• PROBLEM: Write out the material again word for word, dropping any images it holds.

Code that draws figures:
— START —
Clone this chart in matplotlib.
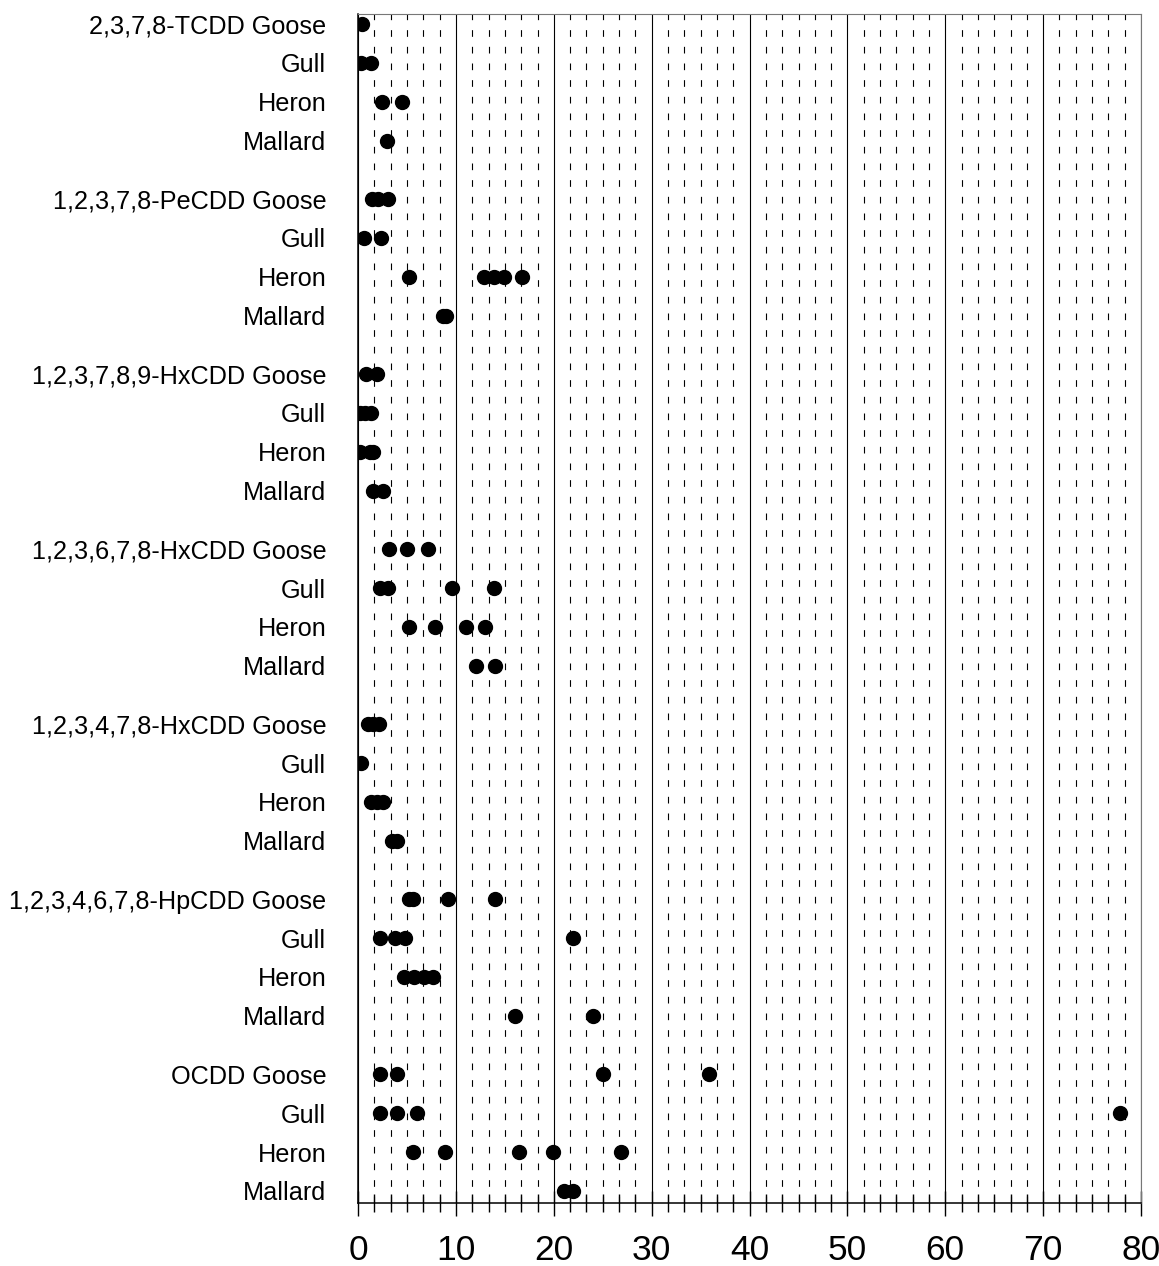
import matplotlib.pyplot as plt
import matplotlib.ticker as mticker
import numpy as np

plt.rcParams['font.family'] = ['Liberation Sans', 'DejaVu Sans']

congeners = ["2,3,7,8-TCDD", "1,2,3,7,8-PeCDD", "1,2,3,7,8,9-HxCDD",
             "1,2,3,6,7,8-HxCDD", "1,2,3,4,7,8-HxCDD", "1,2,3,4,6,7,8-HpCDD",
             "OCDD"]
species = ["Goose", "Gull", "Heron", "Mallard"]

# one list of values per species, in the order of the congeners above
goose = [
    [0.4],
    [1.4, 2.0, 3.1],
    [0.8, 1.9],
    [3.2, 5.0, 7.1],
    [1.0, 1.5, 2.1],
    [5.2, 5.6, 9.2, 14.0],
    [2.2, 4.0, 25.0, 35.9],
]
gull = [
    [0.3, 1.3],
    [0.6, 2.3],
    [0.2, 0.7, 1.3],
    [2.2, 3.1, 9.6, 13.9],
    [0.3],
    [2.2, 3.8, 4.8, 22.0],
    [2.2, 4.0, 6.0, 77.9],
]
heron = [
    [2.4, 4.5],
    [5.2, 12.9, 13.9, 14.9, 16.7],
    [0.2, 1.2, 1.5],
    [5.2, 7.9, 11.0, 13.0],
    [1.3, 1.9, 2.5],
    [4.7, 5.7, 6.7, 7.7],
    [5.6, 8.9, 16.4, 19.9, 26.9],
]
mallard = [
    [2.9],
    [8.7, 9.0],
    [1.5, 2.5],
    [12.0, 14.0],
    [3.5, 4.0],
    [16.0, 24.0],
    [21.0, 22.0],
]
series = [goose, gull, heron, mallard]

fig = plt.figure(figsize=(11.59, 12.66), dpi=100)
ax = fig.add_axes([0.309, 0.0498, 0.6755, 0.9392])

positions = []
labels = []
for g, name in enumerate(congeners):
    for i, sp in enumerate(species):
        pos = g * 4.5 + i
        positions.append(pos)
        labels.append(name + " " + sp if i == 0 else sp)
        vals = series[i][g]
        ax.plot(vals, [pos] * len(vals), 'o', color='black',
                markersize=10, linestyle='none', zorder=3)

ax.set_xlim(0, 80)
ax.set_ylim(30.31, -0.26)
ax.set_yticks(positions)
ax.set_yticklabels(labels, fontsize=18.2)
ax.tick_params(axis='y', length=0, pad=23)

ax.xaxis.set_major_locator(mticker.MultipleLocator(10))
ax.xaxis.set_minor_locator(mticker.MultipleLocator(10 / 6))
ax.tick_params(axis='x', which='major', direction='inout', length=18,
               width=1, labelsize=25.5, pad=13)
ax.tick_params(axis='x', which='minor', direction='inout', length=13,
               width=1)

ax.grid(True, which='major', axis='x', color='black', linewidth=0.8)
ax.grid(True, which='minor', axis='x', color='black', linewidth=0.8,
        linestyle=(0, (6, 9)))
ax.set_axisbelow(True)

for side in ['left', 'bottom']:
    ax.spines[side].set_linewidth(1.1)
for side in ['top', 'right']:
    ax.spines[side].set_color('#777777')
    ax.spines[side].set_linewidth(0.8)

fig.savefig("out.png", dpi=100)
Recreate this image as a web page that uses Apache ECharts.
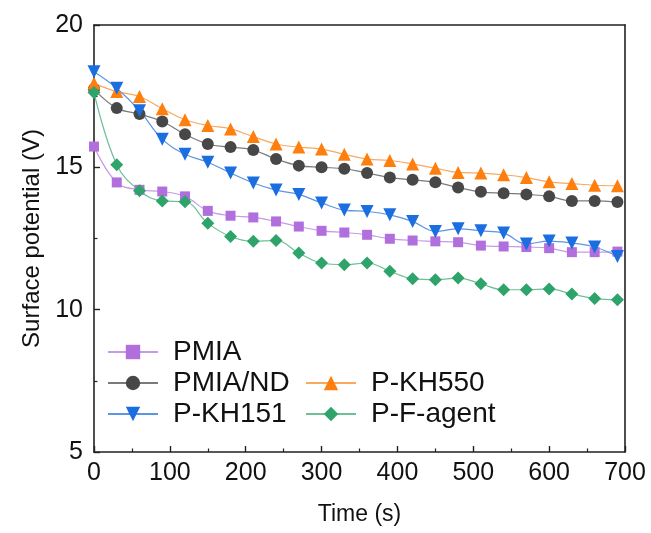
— END —
• ANSWER IN FULL:
Clone this chart in matplotlib.
import matplotlib.pyplot as plt
import matplotlib.ticker as mticker
import numpy as np

plt.rcParams['font.family'] = ['Liberation Sans', 'DejaVu Sans']

congeners = ["2,3,7,8-TCDD", "1,2,3,7,8-PeCDD", "1,2,3,7,8,9-HxCDD",
             "1,2,3,6,7,8-HxCDD", "1,2,3,4,7,8-HxCDD", "1,2,3,4,6,7,8-HpCDD",
             "OCDD"]
species = ["Goose", "Gull", "Heron", "Mallard"]

# one list of values per species, in the order of the congeners above
goose = [
    [0.4],
    [1.4, 2.0, 3.1],
    [0.8, 1.9],
    [3.2, 5.0, 7.1],
    [1.0, 1.5, 2.1],
    [5.2, 5.6, 9.2, 14.0],
    [2.2, 4.0, 25.0, 35.9],
]
gull = [
    [0.3, 1.3],
    [0.6, 2.3],
    [0.2, 0.7, 1.3],
    [2.2, 3.1, 9.6, 13.9],
    [0.3],
    [2.2, 3.8, 4.8, 22.0],
    [2.2, 4.0, 6.0, 77.9],
]
heron = [
    [2.4, 4.5],
    [5.2, 12.9, 13.9, 14.9, 16.7],
    [0.2, 1.2, 1.5],
    [5.2, 7.9, 11.0, 13.0],
    [1.3, 1.9, 2.5],
    [4.7, 5.7, 6.7, 7.7],
    [5.6, 8.9, 16.4, 19.9, 26.9],
]
mallard = [
    [2.9],
    [8.7, 9.0],
    [1.5, 2.5],
    [12.0, 14.0],
    [3.5, 4.0],
    [16.0, 24.0],
    [21.0, 22.0],
]
series = [goose, gull, heron, mallard]

fig = plt.figure(figsize=(11.59, 12.66), dpi=100)
ax = fig.add_axes([0.309, 0.0498, 0.6755, 0.9392])

positions = []
labels = []
for g, name in enumerate(congeners):
    for i, sp in enumerate(species):
        pos = g * 4.5 + i
        positions.append(pos)
        labels.append(name + " " + sp if i == 0 else sp)
        vals = series[i][g]
        ax.plot(vals, [pos] * len(vals), 'o', color='black',
                markersize=10, linestyle='none', zorder=3)

ax.set_xlim(0, 80)
ax.set_ylim(30.31, -0.26)
ax.set_yticks(positions)
ax.set_yticklabels(labels, fontsize=18.2)
ax.tick_params(axis='y', length=0, pad=23)

ax.xaxis.set_major_locator(mticker.MultipleLocator(10))
ax.xaxis.set_minor_locator(mticker.MultipleLocator(10 / 6))
ax.tick_params(axis='x', which='major', direction='inout', length=18,
               width=1, labelsize=25.5, pad=13)
ax.tick_params(axis='x', which='minor', direction='inout', length=13,
               width=1)

ax.grid(True, which='major', axis='x', color='black', linewidth=0.8)
ax.grid(True, which='minor', axis='x', color='black', linewidth=0.8,
        linestyle=(0, (6, 9)))
ax.set_axisbelow(True)

for side in ['left', 'bottom']:
    ax.spines[side].set_linewidth(1.1)
for side in ['top', 'right']:
    ax.spines[side].set_color('#777777')
    ax.spines[side].set_linewidth(0.8)

fig.savefig("out.png", dpi=100)
Recreate this image as a web page that uses Apache ECharts.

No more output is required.